Attualità
Perché coltivare cannabis in casa non è più reato
neXtQuotidiano 27/12/2019
La sentenza: «Non riconducibili all’ambito di applicazione della norma penale» sono «le attività di coltivazione di minime dimensioni svolte in forma domestica, che, per le rudimentali tecniche utilizzate, per lo scarso numero di piante, per il modestissimo quantitativo di prodotto ricavabile, per la mancanza di ulteriori indizi di un loro inserimento nell’ambito del mercato degli stupefacenti, appaiono destinate in via esclusiva all’uso personale del coltivatore».
Non è più reato coltivare a casa piantine di marijuana per uso personale. Lo ha deciso poco prima di Natale la Cassazione, modificando la linea rispetto alla propria decisione del 2008 sulla coltivazione di piante dalle quali siano ricavabili sostanze stupefacenti, e mettendo così fine alle successive oscillazioni della giurisprudenza delle singole sezioni della Suprema Corte. Luigi Ferrarella sul Corriere della Sera spiega come gli ermellini sono giunti alla storica decisione:
Ora le Sezioni Unite della Cassazione, rispondendo a un quesito sollevato dalla terza sezione in un caso nel quale la Corte d’Appello di Napoli aveva condannato un 29enne a 1 anno per coltivazione di due piantine e cessione di uno spinello, muovono da una premessa: il reato di coltivazione di stupefacenti è configurabile «indipendentemente dalla quantità di principio attivo ricavabile nell’immediatezza», giacché sono «sufficienti la conformità della pianta al tipo botanico previsto e la sua attitudine a giungere a maturazione e produrre sostanza stupefacente».
Ma aggiungono un «però» decisivo: «Però non riconducibili all’ambito di applicazione della norma penale» sono «le attività di coltivazione di minime dimensioni svolte in forma domestica, che, per le rudimentali tecniche utilizzate, per lo scarso numero di piante, per il modestissimo quantitativo di prodotto ricavabile, per la mancanza di ulteriori indizi di un loro inserimento nell’ambito del mercato degli stupefacenti, appaiono destinate in via esclusiva all’uso personale del coltivatore».
La pronuncia ha preso le mosse dal caso di una persona che aveva fatto ricorso in Cassazione per l’annullamento di una condanna che riguardava la coltivazione di due piante di marijuana, una alta un metro e con 18 rami e l’altra alta 1,15 metri e con 20 rami.

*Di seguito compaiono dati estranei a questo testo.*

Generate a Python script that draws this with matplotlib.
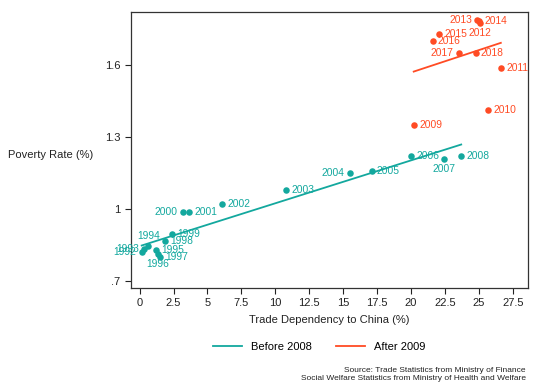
import matplotlib
matplotlib.use("Agg")
import matplotlib.pyplot as plt
import numpy as np

plt.rcParams['font.family'] = ['Liberation Sans', 'DejaVu Sans']

# before 2008
years_a = [1992, 1993, 1994, 1995, 1996, 1997, 1998, 1999, 2000, 2001,
           2002, 2003, 2004, 2005, 2006, 2007, 2008]
trade_a = [0.15, 0.34, 0.63, 1.2, 1.35, 1.5, 1.86, 2.36, 3.19, 3.63,
           6.07, 10.8, 15.5, 17.1, 20.0, 22.4, 23.7]
pov_a = [0.82, 0.836, 0.847, 0.83, 0.813, 0.80, 0.868, 0.895, 0.987, 0.987,
         1.02, 1.08, 1.15, 1.16, 1.22, 1.21, 1.22]

# after 2009
years_b = [2009, 2010, 2011, 2012, 2013, 2014, 2015, 2016, 2017, 2018]
trade_b = [20.2, 25.67, 26.62, 25.1, 24.88, 25.0, 22.06, 21.6, 23.53, 24.76]
pov_b = [1.351, 1.413, 1.59, 1.777, 1.789, 1.783, 1.73, 1.701, 1.65, 1.65]

# label placement (clock position as in stata)
pos_a = {1992: 9, 1993: 9, 1994: 12, 1996: 6, 2000: 9, 2004: 9, 2007: 6}
pos_b = {2012: 6, 2013: 9, 2017: 9}

teal = '#13a89e'
red = '#ff4b24'

fig = plt.figure(figsize=(5.41, 3.91), dpi=100)
ax = fig.add_axes([0.2421, 0.2634, 0.7333, 0.7066])


def label_points(years, xs, ys, pos, color):
    off = {3: ((3.8, 0), 'left', 'center'),
           9: ((-3.8, 0), 'right', 'center'),
           12: ((0, 3.5), 'center', 'bottom'),
           6: ((0, -3.5), 'center', 'top')}
    for yr, x, y in zip(years, xs, ys):
        (dx, dy), ha, va = off[pos.get(yr, 3)]
        ax.annotate(str(yr), (x, y), xytext=(dx, dy), textcoords='offset points',
                    ha=ha, va=va, color=color, fontsize=7.4)


for xs, ys, yrs, pos, c, lab in [(trade_a, pov_a, years_a, pos_a, teal, 'Before 2008'),
                                 (trade_b, pov_b, years_b, pos_b, red, 'After 2009')]:
    xs = np.array(xs)
    ys = np.array(ys)
    ax.scatter(xs, ys, s=22, color=c, zorder=3, linewidths=0)
    b, a = np.polyfit(xs, ys, 1)
    xx = np.array([xs.min(), xs.max()])
    ax.plot(xx, a + b * xx, color=c, lw=1.3, label=lab)
    label_points(yrs, xs, ys, pos, c)

ax.set_xlim(-0.64, 28.6)
ax.set_ylim(0.672, 1.823)
ax.set_xticks(np.arange(0, 27.6, 2.5))
ax.set_xticklabels(['0', '2.5', '5', '7.5', '10', '12.5', '15', '17.5',
                    '20', '22.5', '25', '27.5'])
ax.set_yticks([0.7, 1.0, 1.3, 1.6])
ax.set_yticklabels(['.7', '1', '1.3', '1.6'])
ax.tick_params(direction='out', length=4, width=0.8, labelsize=8, colors='#222222')
for s in ax.spines.values():
    s.set_color('#333333')
    s.set_linewidth(0.9)

ax.set_xlabel('Trade Dependency to China (%)', fontsize=8, color='#222222', labelpad=5)
fig.text(8 / 541, 1 - 155 / 391, 'Poverty Rate (%)', fontsize=8, color='#222222',
         ha='left', va='center')

fig.legend(loc='center', bbox_to_anchor=(0.59, 1 - 347 / 391), ncol=2, frameon=False,
           fontsize=8, handlelength=2.6, columnspacing=2.2)

fig.text(526 / 541, 1 - 370 / 391, 'Source: Trade Statistics from Ministry of Finance',
         fontsize=6, ha='right', va='center', color='#222222')
fig.text(526 / 541, 1 - 379 / 391,
         'Social Welfare Statistics from Ministry of Health and Welfare',
         fontsize=6, ha='right', va='center', color='#222222')

fig.savefig('out.png', dpi=100)
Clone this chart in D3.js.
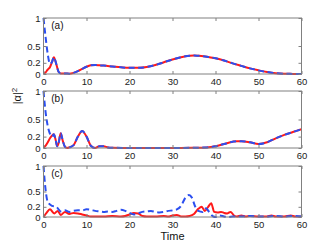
<!DOCTYPE html>
<html><head><meta charset="utf-8">
<script src="https://cdn.jsdelivr.net/npm/d3@7"></script>
<style>html,body{margin:0;padding:0;background:#fff;}svg{display:block;}</style>
</head><body>
<svg id="c" width="332" height="249"></svg>
<script>
// ---- data ----
const xTicks = [0, 10, 20, 30, 40, 50, 60];
const yTicks = [0, 0.2, 0.5, 1];
const panelLabels = ["(a)", "(b)", "(c)"];

const tA = [0,0.5,1,1.5,2,2.4,3,3.5,4,5,6,7,8,9,10,11,12,13,14,16,18,20,22,24,26,28,30,32,34,35,36,38,40,42,44,46,48,50,52,54,56,58,60];
const redA = [0,0.03,0.08,0.12,0.22,0.3,0.17,0.04,0.01,0.01,0.005,0.02,0.05,0.09,0.13,0.155,0.16,0.155,0.15,0.135,0.12,0.11,0.11,0.125,0.16,0.21,0.26,0.3,0.325,0.33,0.325,0.31,0.28,0.24,0.19,0.145,0.1,0.065,0.035,0.015,0.005,0.002,0];
const blueA = [1,0.65,0.35,0.18,0.22,0.3,0.17,0.04,0.01,0.01,0.005,0.02,0.05,0.09,0.13,0.155,0.16,0.155,0.15,0.135,0.12,0.11,0.11,0.125,0.16,0.21,0.26,0.3,0.325,0.33,0.325,0.31,0.28,0.24,0.19,0.145,0.1,0.065,0.035,0.015,0.005,0.002,0];

const tB = [0,0.5,1,1.5,2,2.4,2.8,3.2,3.5,4,4.5,5,5.5,6,7,8,9,10,11,12,13,14,15,16,20,25,30,35,38,40,42,44,45,46,48,50,52,54,56,58,60];
const redB = [0,0.04,0.1,0.17,0.22,0.24,0.15,0.03,0.08,0.26,0.12,0.02,0,0.01,0.05,0.2,0.3,0.2,0.04,0,0.03,0.03,0.01,0.005,0,0,0,0.005,0.01,0.03,0.07,0.11,0.12,0.12,0.1,0.07,0.1,0.17,0.23,0.28,0.33];
const blueB = [1,0.62,0.38,0.25,0.2,0.24,0.15,0.03,0.08,0.26,0.12,0.02,0,0.01,0.05,0.2,0.3,0.2,0.04,0,0.03,0.03,0.01,0.005,0,0,0,0.005,0.01,0.03,0.07,0.11,0.12,0.12,0.1,0.07,0.1,0.17,0.23,0.28,0.33];

const tCred = [0,0.7,1.5,2.5,3.3,4,5,6,7,8,9,10,11,12,14,16,18,19,20,21,22,23,24,26,28,29,30,31,32,33,34,35,36,36.8,37.5,38.3,39,39.7,40.5,41.3,42,42.7,43.5,44.3,45,46,47,48,50,52,53,54,56,57.5,58.5,60];
const redC = [0,0.08,0.15,0.07,0.12,0.04,0.1,0.06,0.08,0.07,0.05,0.03,0.01,0.01,0.01,0.02,0.01,0.02,0.05,0.08,0.07,0.02,0.01,0.01,0.02,0.01,0.03,0.04,0.01,0.01,0.02,0.06,0.16,0.2,0.12,0.2,0.27,0.1,0.09,0.1,0.08,0.07,0.1,0.03,0.01,0.03,0.01,0.02,0.01,0.01,0.03,0.01,0.01,0.03,0.01,0.01];
const tCblue = [0,0.4,0.8,1.2,2,3,3.5,4,5,6,7,8,9,10,11,12,13,14,15,16,17,18,19,20,21,22,23,24,25,26,27,28,29,30,31,32,33,33.8,34.5,35.3,36,37,37.8,38.5,39.5,40,41,42,43,44,46,48,50,52,54,56,58,60];
const blueC = [1,0.6,0.35,0.27,0.22,0.2,0.15,0.11,0.13,0.1,0.12,0.13,0.13,0.15,0.14,0.12,0.11,0.1,0.11,0.1,0.12,0.14,0.12,0.08,0.05,0.07,0.1,0.11,0.12,0.1,0.09,0.1,0.12,0.13,0.15,0.22,0.38,0.43,0.38,0.2,0.12,0.1,0.17,0.1,0.01,0,0.03,0.01,0,0.01,0.01,0.02,0.01,0.01,0.02,0.01,0.02,0.01];

const panels = [
  {label: panelLabels[0], top: 18, bottom: 74, red: [tA, redA], blue: [tA, blueA]},
  {label: panelLabels[1], top: 91, bottom: 148, red: [tB, redB], blue: [tB, blueB]},
  {label: panelLabels[2], top: 166, bottom: 217, red: [tCred, redC], blue: [tCblue, blueC]}
];

// ---- drawing ----
const svg = d3.select("#c");
const left = 43.5, right = 301.5;
const font = "'Liberation Sans', Arial, sans-serif";
const x = d3.scaleLinear().domain([0, 60]).range([left, right]);

panels.forEach(p => {
  const y = d3.scaleLinear().domain([0, 1]).range([p.bottom, p.top]);
  const g = svg.append("g");
  const zip = (ts, vs) => ts.map((t, i) => [t, vs[i]]);
  const line = d3.line().x(d => x(d[0])).y(d => y(d[1])).curve(d3.curveMonotoneX);

  g.append("path").attr("d", line(zip(p.red[0], p.red[1])))
    .attr("fill", "none").attr("stroke", "#ff1a1a").attr("stroke-width", 2);
  g.append("path").attr("d", line(zip(p.blue[0], p.blue[1])))
    .attr("fill", "none").attr("stroke", "#2b4ff0").attr("stroke-width", 2)
    .attr("stroke-dasharray", "6,3.5");

  const styleAxis = sel => {
    sel.select(".domain").remove();
    sel.selectAll("line").attr("stroke", "#808080");
    sel.selectAll("text").attr("fill", "#222").style("font-family", font).style("font-size", "9.5px");
  };
  g.append("g").attr("transform", `translate(0,${p.bottom})`)
    .call(d3.axisBottom(x).tickValues(xTicks).tickSize(-3).tickPadding(4).tickFormat(d3.format("d")))
    .call(styleAxis);
  g.append("g").attr("transform", `translate(0,${p.top})`)
    .call(d3.axisTop(x).tickValues(xTicks).tickSize(-3).tickFormat(""))
    .call(styleAxis);
  g.append("g").attr("transform", `translate(${left},0)`)
    .call(d3.axisLeft(y).tickValues(yTicks).tickSize(-3).tickPadding(3).tickFormat(d => d3.format("")(d)))
    .call(styleAxis);
  g.append("g").attr("transform", `translate(${right},0)`)
    .call(d3.axisRight(y).tickValues(yTicks).tickSize(-3).tickFormat(""))
    .call(styleAxis);

  g.append("rect").attr("x", left).attr("y", p.top)
    .attr("width", right - left).attr("height", p.bottom - p.top)
    .attr("fill", "none").attr("stroke", "#808080").attr("stroke-width", 1);

  g.append("text").attr("x", x(1.8)).attr("y", p.top + 11)
    .style("font-family", font).style("font-size", "10px").attr("fill", "#111")
    .text(p.label);
});

svg.append("text").attr("x", (left + right) / 2).attr("y", 240)
  .attr("text-anchor", "middle").style("font-family", font).style("font-size", "11px").attr("fill", "#111")
  .text("Time");

const yl = svg.append("text").attr("transform", "translate(21,96) rotate(-90)")
  .attr("text-anchor", "middle").style("font-family", font).style("font-size", "11px").attr("fill", "#111");
yl.append("tspan").text("|α|");
yl.append("tspan").attr("dy", "-0.45em").style("font-size", "8px").text("2");
</script>
</body></html>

La notizia è stata accolta con favore dal mondo della politica, almeno a stare alle prime dichiarazioni. Secondo il senatore M5S Matteo Mantero “la Cassazione ha aperto la strada, ora tocca a noi. Fino a questa storica sentenza comprare Cannabis dallo spacciatore, alimentando la criminalità e mettendo a rischio la propria salute con prodotti dubbi, non costituiva reato penale mentre coltivare alcune piante sul proprio balcone per uso personale poteva costare il carcere”.
Parla di “svolta positiva della Cassazione” anche il segretario di +Europa, Benedetto Della Vedova, secondo il quale la decisione degli ermellini sulla liceità della coltivazione domestica della cannabis “è piena di ragionevolezza”. E questo perché “si rompe un tabù. Ora andiamo avanti: con cannabis legale avremmo più sicurezza e miliardi per lo Stato sottratti alla criminalità”. Soddisfatto anche Riccardo Magi, anch’egli di +Europa, che giudica come “una buona notizia natalizia” la sentenza della Cassazione che “ha fatto valere il buon senso e la logica con l’equiparazione della coltivazione per uso personale al consumo, ora tocca al Parlamento, dove sono depositate diverse proposte che vanno decisamente in questa direzione – tra cui la legge di iniziativa popolare ‘Legalizziamo’ promossa da Radicali italiani e Associazione Coscioni e una proposta di iniziativa parlamentare recentemente depositata con firme di deputati di diversi gruppi – per superare una normativa illogica e sbagliata”.